その言葉からも余裕が垣間見え、この状況を楽しんでいる様だ。

玲央は、魔女の中でも珍しいバトルジャンキーかも知れない。

もう一度、溶鉄塊を磁力で弾き飛ばす。相手が磁力で曲げる瞬間に相殺してやればいい。力を込めて打ち出すが、あまりスピードは乗らなかった。多分溶鉄塊を使ったからだろう。磁力線に対する反応が弱い。

炎の塊が玲央に向かって一直線に飛んで行く。玲央はまた強力な磁力によって軌道を曲げるだろう。そうはさせない。

「そんな遅い球投げたって当たらないよ」

なめられている。そう思った私は沸々と湧き出す怒りを抑えられない。

玲央が磁場を放つタイミングを見計らって、逆位相になるように磁場を発生させた。 すると、相反する磁場が打ち消し合った場所で、行き場のなくなったエネルギーが熱に変換され周りの空気をプラズマ化させた。炎の塊の周辺で紫色の閃光が走り、プラズマの膨大な熱で急激に暖められた空気は、その周囲から逃げようとして周りの空気とぶつかり、その境界に球状の水蒸気を発生させる。中心の紫色の閃光が周囲にできた水蒸気に乱反射して淡い紫のネオン管がうごめいている様に見えた。一瞬の静寂の後、圧力の均衡が崩れ轟音とともに中心部のプラズマが解放された。
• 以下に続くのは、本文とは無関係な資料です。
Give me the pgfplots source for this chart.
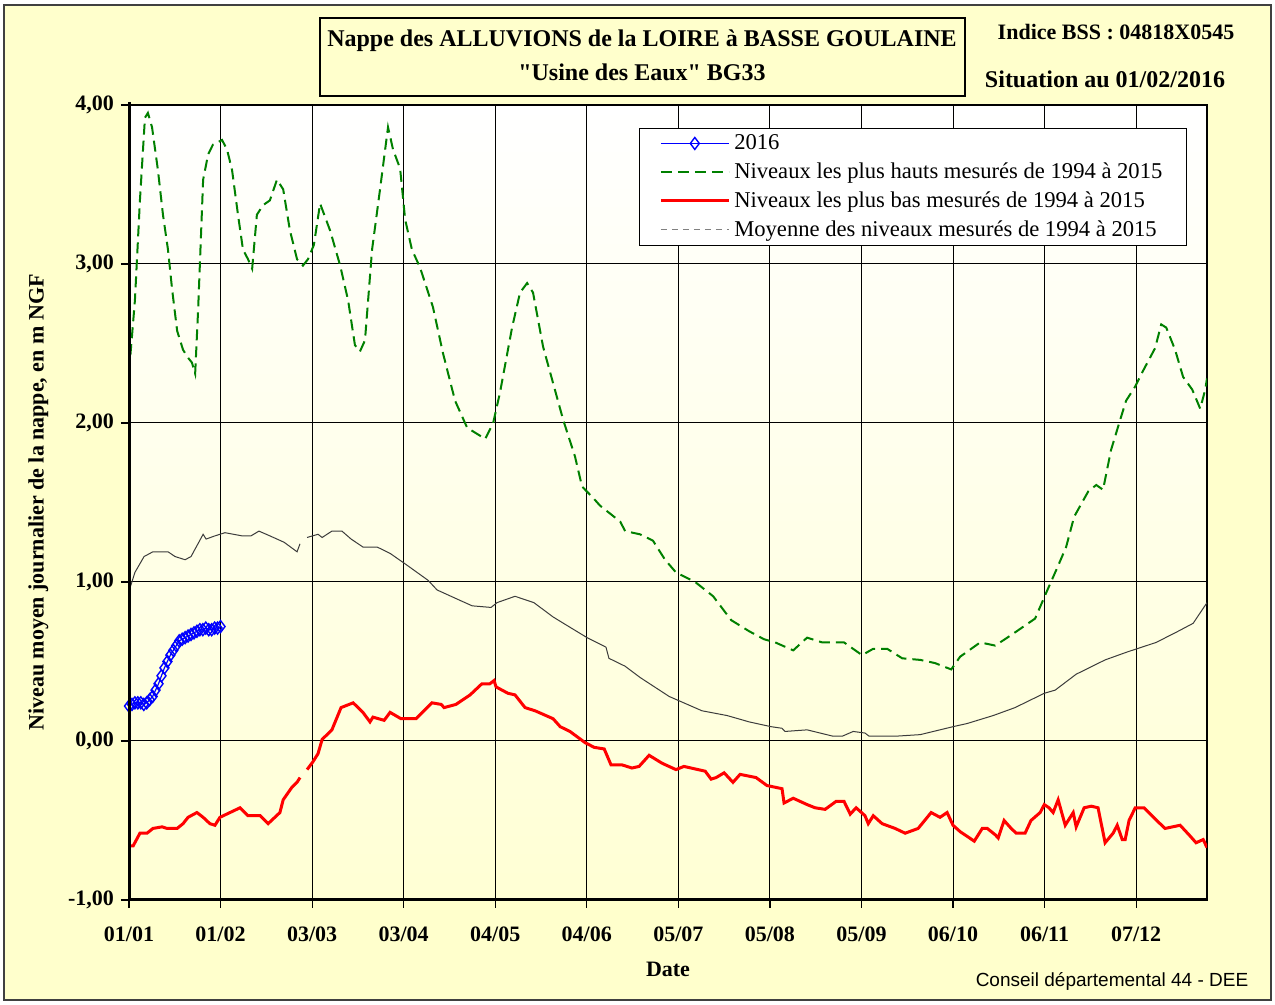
\documentclass[border=0pt]{standalone}
\usepackage{fontspec}
\setmainfont{Liberation Serif}
\setsansfont{Liberation Sans}
\newfontfamily\rawserif{Liberation Serif}[Ligatures=TeXOff]
\usepackage{pgfplots}
\pgfplotsset{compat=1.18}
\definecolor{bgyellow}{RGB}{255,255,204}
\definecolor{plotbottom}{RGB}{255,255,212}
\definecolor{dkgreen}{RGB}{0,128,0}
\definecolor{meangray}{RGB}{60,60,60}

\begin{document}
\begin{tikzpicture}
\useasboundingbox (0pt,0pt) rectangle (637.5pt,502.5pt);
\fill[white] (0pt,0pt) rectangle (637.5pt,502.5pt);
\filldraw[fill=bgyellow, draw=black!75, line width=0.9pt] (2pt,2.5pt) rectangle (635.5pt,500pt);

% titre
\filldraw[fill=bgyellow, draw=black, line width=0.8pt] (160pt,454.5pt) rectangle (482.5pt,493.5pt);
\node[font=\bfseries\fontsize{12}{14}\selectfont] at (321pt,482pt) {Nappe des ALLUVIONS de la LOIRE à BASSE GOULAINE};
\node[font=\bfseries\fontsize{12}{14}\selectfont] at (321pt,466.5pt) {{\rawserif\bfseries "}Usine des Eaux{\rawserif\bfseries "} BG33};
\node[font=\bfseries\fontsize{11}{13}\selectfont] at (558pt,486.5pt) {Indice BSS : 04818X0545};
\node[font=\bfseries\fontsize{12}{14}\selectfont] at (552.5pt,463pt) {Situation au 01/02/2016};

\begin{axis}[
  at={(64.5pt,52.5pt)}, anchor=south west,
  width=539pt, height=397.5pt, scale only axis,
  xmin=0, xmax=365, ymin=-1, ymax=4,
  xtick={0,31,62,93,124,155,186,217,248,279,310,341},
  xticklabels={01/01,01/02,03/03,03/04,04/05,04/06,05/07,05/08,05/09,06/10,06/11,07/12},
  ytick={-1,0,1,2,3,4},
  yticklabels={{-1,00},{0,00},{1,00},{2,00},{3,00},{4,00}},
  tick label style={font=\bfseries\fontsize{11}{13}\selectfont},
  xticklabel style={yshift=-6pt},
  xtick pos=left, ytick pos=left,
  tick align=outside, major tick length=4pt,
  tick style={black, line width=0.6pt},
  grid=major, major grid style={black, line width=0.5pt},
  axis line style={black, line width=0.7pt},
  axis background/.style={shade, top color=white, bottom color=plotbottom},
  xlabel={Date}, xlabel style={font=\bfseries\fontsize{11}{13}\selectfont, yshift=-3pt},
  ylabel={Niveau moyen journalier de la nappe, en m NGF},
  ylabel style={font=\bfseries\fontsize{11}{13}\selectfont, yshift=3pt},
  unbounded coords=jump,
  legend style={at={(0.473,0.971)}, anchor=north west, draw=black, fill=white,
    font=\fontsize{11.3}{13}\selectfont, cells={anchor=west}, row sep=1.1pt,
    inner xsep=10pt, inner ysep=1pt},
  legend image code/.code={\draw[mark repeat=2,mark phase=2,#1] plot coordinates {(0pt,0pt) (17pt,0pt) (34pt,0pt)};},
  clip=true,
]
% moyenne 1994-2015
\addplot[meangray, line width=0.5pt, forget plot] coordinates {
(0.3,0.96) (2.0,1.06) (5.1,1.16) (8.1,1.19) (13.2,1.19) (15.6,1.16) (19.0,1.14) (21.0,1.16)
(25.1,1.30) (26.1,1.27) (29.1,1.29) (32.5,1.31) (38.3,1.29) (41.3,1.29) (44.0,1.32) (47.7,1.29)
(52.5,1.25) (56.9,1.19) (57.9,1.24) (59.1,nan)
(60.3,1.28) (64.0,1.30) (65.4,1.28) (68.7,1.32) (72.1,1.32) (75.2,1.27) (79.2,1.22) (84.0,1.22)
(88.4,1.18) (93.8,1.11) (101.3,1.01) (104.3,0.95) (111.4,0.89) (116.2,0.85) (122.6,0.84) (124.6,0.87)
(130.7,0.91) (137.1,0.87) (143.6,0.78) (148.0,0.73) (155.1,0.65) (161.5,0.59) (162.5,0.52) (168.0,0.47)
(173.0,0.40) (182.9,0.28) (194.0,0.19) (202.5,0.16) (210.0,0.12) (217.4,0.09) (221.1,0.08) (222.1,0.06)
(229.6,0.07) (238.4,0.03) (241.5,0.03) (245.2,0.06) (249.2,0.05) (250.6,0.03) (259.4,0.03) (267.9,0.04)
(279.0,0.09) (283.8,0.11) (292.6,0.16) (300.0,0.21) (309.9,0.30) (313.6,0.32) (320.7,0.42) (330.5,0.51)
(338.0,0.56) (347.8,0.62) (355.2,0.69) (360.3,0.74) (365,0.87)
};
% 2016
\addplot[blue, line width=0.6pt, mark=diamond, mark size=3pt, mark options={solid, fill=none, line width=0.7pt}] coordinates {
(0,0.22) (1,0.23) (2,0.24) (3,0.24) (4,0.24) (5,0.23) (6,0.24) (7,0.26) (8,0.28) (9,0.32)
(10,0.36) (11,0.41) (12,0.46) (13,0.50) (14,0.54) (15,0.57) (16,0.60) (17,0.63) (18,0.64) (19,0.65)
(20,0.66) (21,0.67) (22,0.68) (23,0.69) (24,0.70) (25,0.70) (26,0.71) (27,0.70) (28,0.70) (29,0.71)
(30,0.71) (31,0.72)
};
\addlegendentry{2016}
% plus hauts
\addplot[dkgreen, line width=1pt, dash pattern=on 5.5pt off 3pt] coordinates {
(0,2.32) (2.0,2.77) (3.7,3.40) (5.4,3.92) (6.4,3.95) (7.8,3.86) (9.8,3.59) (11.5,3.31)
(13.2,3.09) (14.6,2.84) (16.3,2.58) (18.3,2.46) (20.0,2.41) (21.3,2.38) (22.4,2.31) (23.4,2.71)
(25.1,3.53) (26.8,3.69) (28.4,3.75) (31.5,3.78) (33.2,3.72) (34.9,3.59) (36.9,3.31) (38.6,3.09)
(40.3,3.03) (41.7,2.97) (43.3,3.31) (45.4,3.37) (47.7,3.40) (50.1,3.53) (52.2,3.47) (54.5,3.21)
(56.9,3.03) (58.9,2.99) (60.6,3.03) (62.6,3.12) (64.7,3.38) (68.1,3.21) (71.5,2.99) (74.2,2.77)
(76.5,2.49) (78.2,2.45) (79.9,2.52) (82.3,3.09) (85.0,3.47) (87.7,3.86) (89.4,3.72) (91.8,3.60)
(93.5,3.28) (95.8,3.09) (98.5,2.98) (102.9,2.73) (106.3,2.44) (110.4,2.14) (114.5,1.97) (120.6,1.90)
(123.3,2.00) (125.6,2.19) (129.7,2.60) (132.4,2.82) (134.8,2.88) (136.8,2.82) (140.2,2.48) (143.6,2.25)
(147.0,2.02) (151.0,1.79) (153.4,1.60) (157.1,1.53) (159.5,1.48) (166.3,1.38) (168.0,1.32) (173.0,1.30)
(177.4,1.26) (181.5,1.14) (185.2,1.06) (191.7,1.00) (197.8,0.91) (203.9,0.76) (210.0,0.69) (215.0,0.64)
(218.8,0.62) (224.9,0.57) (229.6,0.65) (234.7,0.62) (242.1,0.62) (248.2,0.54) (252.0,0.58) (256.7,0.58)
(261.8,0.52) (267.9,0.51) (272.9,0.49) (278.4,0.45) (281.4,0.53) (288.2,0.62) (293.3,0.60) (299.0,0.67)
(306.8,0.77) (310.5,0.93) (314.3,1.09) (317.3,1.22) (320.0,1.41) (324.8,1.57) (327.5,1.61) (329.8,1.58)
(332.5,1.83) (335.6,2.02) (337.6,2.14) (340.7,2.23) (343.4,2.33) (347.4,2.47) (349.5,2.62) (351.2,2.60)
(354.2,2.46) (356.9,2.29) (360.0,2.21) (362.7,2.09) (364.4,2.21) (365,2.28)
};
\addlegendentry{Niveaux les plus hauts mesurés de 1994 à 2015}
% plus bas
\addplot[red, line width=1.5pt] coordinates {
(0.3,-0.66) (1.4,-0.66) (3.7,-0.58) (6.1,-0.58) (8.1,-0.55) (11.2,-0.54) (12.9,-0.55) (16.3,-0.55)
(18.3,-0.52) (20.0,-0.48) (23.0,-0.45) (25.1,-0.48) (27.4,-0.52) (29.1,-0.53) (30.8,-0.48) (34.2,-0.45)
(37.6,-0.42) (40.3,-0.47) (44.4,-0.47) (47.1,-0.52) (51.1,-0.45) (52.2,-0.37) (55.2,-0.29) (56.9,-0.26)
(57.9,-0.23) (59.1,nan)
(60.3,-0.18) (62.3,-0.13) (64.0,-0.08) (65.4,0.01) (68.7,0.07) (71.8,0.21) (75.9,0.24) (79.2,0.18)
(81.6,0.12) (82.6,0.15) (86.4,0.13) (88.4,0.18) (92.1,0.14) (97.2,0.14) (102.6,0.24) (105.7,0.23)
(106.7,0.21) (110.7,0.23) (115.5,0.29) (119.5,0.36) (122.2,0.36) (123.6,0.38) (124.3,0.34) (128.3,0.30)
(130.7,0.29) (134.1,0.21) (137.5,0.19) (143.6,0.14) (146.0,0.09) (149.3,0.06) (154.4,-0.01) (157.5,-0.04)
(160.9,-0.05) (163.2,-0.15) (166.9,-0.15) (170.3,-0.17) (172.7,-0.16) (176.1,-0.09) (180.5,-0.14) (185.2,-0.18)
(187.9,-0.16) (195.1,-0.19) (197.1,-0.24) (198.8,-0.23) (201.5,-0.20) (204.5,-0.26) (206.9,-0.21) (212.3,-0.23)
(216.0,-0.28) (221.1,-0.30) (221.8,-0.39) (224.9,-0.36) (229.6,-0.40) (232.3,-0.42) (235.7,-0.43) (239.4,-0.38)
(242.1,-0.38) (244.2,-0.46) (246.2,-0.42) (249.2,-0.47) (250.3,-0.52) (252.0,-0.47) (255.0,-0.52) (259.4,-0.55)
(262.8,-0.58) (267.2,-0.55) (271.6,-0.45) (274.6,-0.48) (277.0,-0.45) (279.0,-0.53) (281.4,-0.57) (283.8,-0.60)
(286.2,-0.63) (288.9,-0.55) (290.6,-0.55) (293.3,-0.59) (294.3,-0.61) (296.3,-0.50) (298.7,-0.55) (300.4,-0.58)
(303.4,-0.58) (305.4,-0.50) (308.5,-0.45) (309.9,-0.40) (311.5,-0.42) (312.9,-0.45) (314.6,-0.37) (317.0,-0.53)
(319.7,-0.45) (320.7,-0.54) (323.4,-0.42) (325.8,-0.41) (328.1,-0.42) (330.5,-0.64) (333.2,-0.58) (334.6,-0.53)
(336.3,-0.62) (337.3,-0.62) (338.6,-0.50) (340.7,-0.42) (343.7,-0.42) (347.4,-0.49) (350.8,-0.55) (355.9,-0.53)
(358.9,-0.59) (361.3,-0.64) (363.7,-0.62) (365,-0.67)
};
\addlegendentry{Niveaux les plus bas mesurés de 1994 à 2015}
\addlegendimage{gray, line width=0.6pt, dash pattern=on 3pt off 2.5pt}
\addlegendentry{Moyenne des niveaux mesurés de 1994 à 2015}
\end{axis}
% axes epais gauche et bas
\draw[black, line width=1.5pt] (64.5pt,451.5pt) -- (64.5pt,52.5pt) -- (603.5pt,52.5pt);

\node[font=\sffamily\fontsize{9.5}{11}\selectfont] at (556pt,12pt) {Conseil départemental 44 - DEE};
\end{tikzpicture}
\end{document}
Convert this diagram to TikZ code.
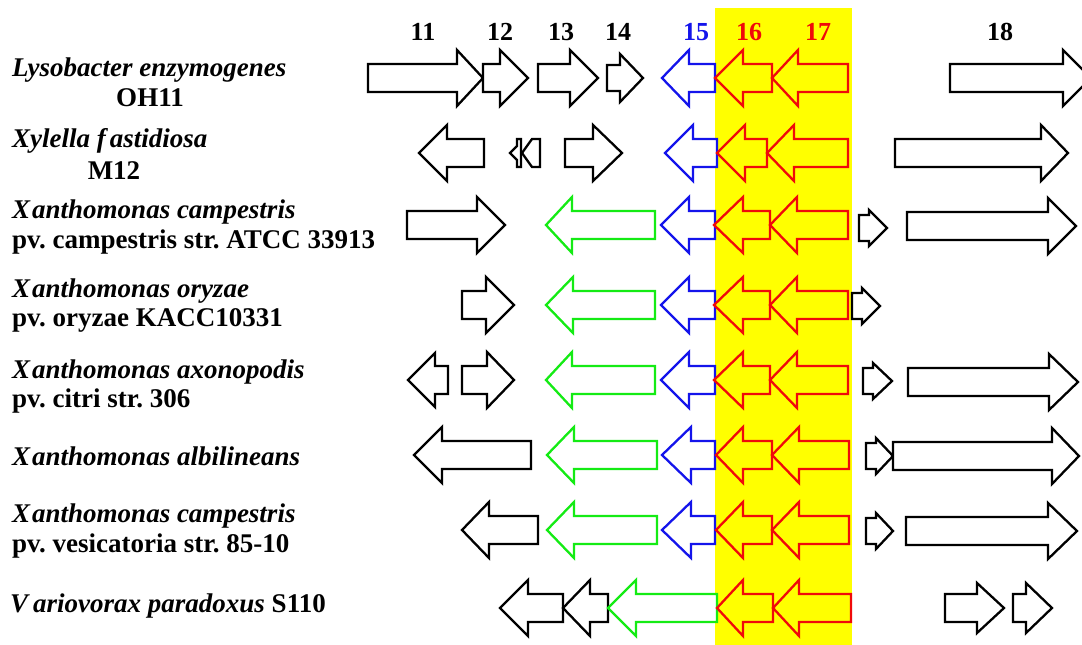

まずい。何が起きたかわからないけどとにかく防御だ。自分の周囲の空気を確率操作して簡易のエアバッグを創り出す。それでも爆風を受け流すことができず、もみくちゃにされる。

期待した効果とは異なったが、相手の意表をついただろう。

後で調べて見ると「磁気リコネクション」という現象らしい。強い真逆の磁場がぶつかり合うと双方の磁力線が引きちぎれ、新しい磁力線に繋ぎ変わる現象らしい。その時磁場エネルギーが解放され、熱やプラズマとなるらしい。本来電気を通しやすいガスの中で起こる現象のようだが、玲央の使い魔の雷撃が空気中にその素地を作っていたものと考えられる。

爆風―熱風―をどうにかやり過ごした後、玲央からの電撃に備えた。

玲央の使い魔、―たまだっけ―の姿が見えない。どうやら先ほどの爆発で状態を維持出来なくなったのではないだろうか


「よくも、私の大事なたまちゃんを」

その声は私の背後から聞こえた。怒りで声が震えている。

爆発で視界が悪くなった時回り込まれたようだ。いま考えると私がその方法を使えばよかった。

少し動いただけでも、彼女の電撃が飛んできそうだ。



「そこまでよ」

「先生」

美代子先生が来てくれた。

「美代子、遅かったじゃない。待ちわびたわ」

先生は声の主を一瞥すると、ため息交じりに話す。

「やっぱり、玲央なのね。引いてくれるかしら」

「いいわ。結構楽しめたし、引いてあげてもいいわよ」

玲央が合図をすると、たまが玲央の元まで戻っていく。

「あら、聞き訳がいいのね」

「まあ、目的も達したし、魔女2人を相手にするのは自殺行為でしょ」

「目的・・・」

「最近知り合った人に頼まれてさ、あなたを病院から引き離せって」

「なんで」

「さぁ、何とかって子が必要なんだって」

「真珠!」

「じゃ、またね」

玲央から稲光が走り私はまぶしさの余り顔をそむけた。

「まちなさい!」

玲央の姿はもうそこにはなかった。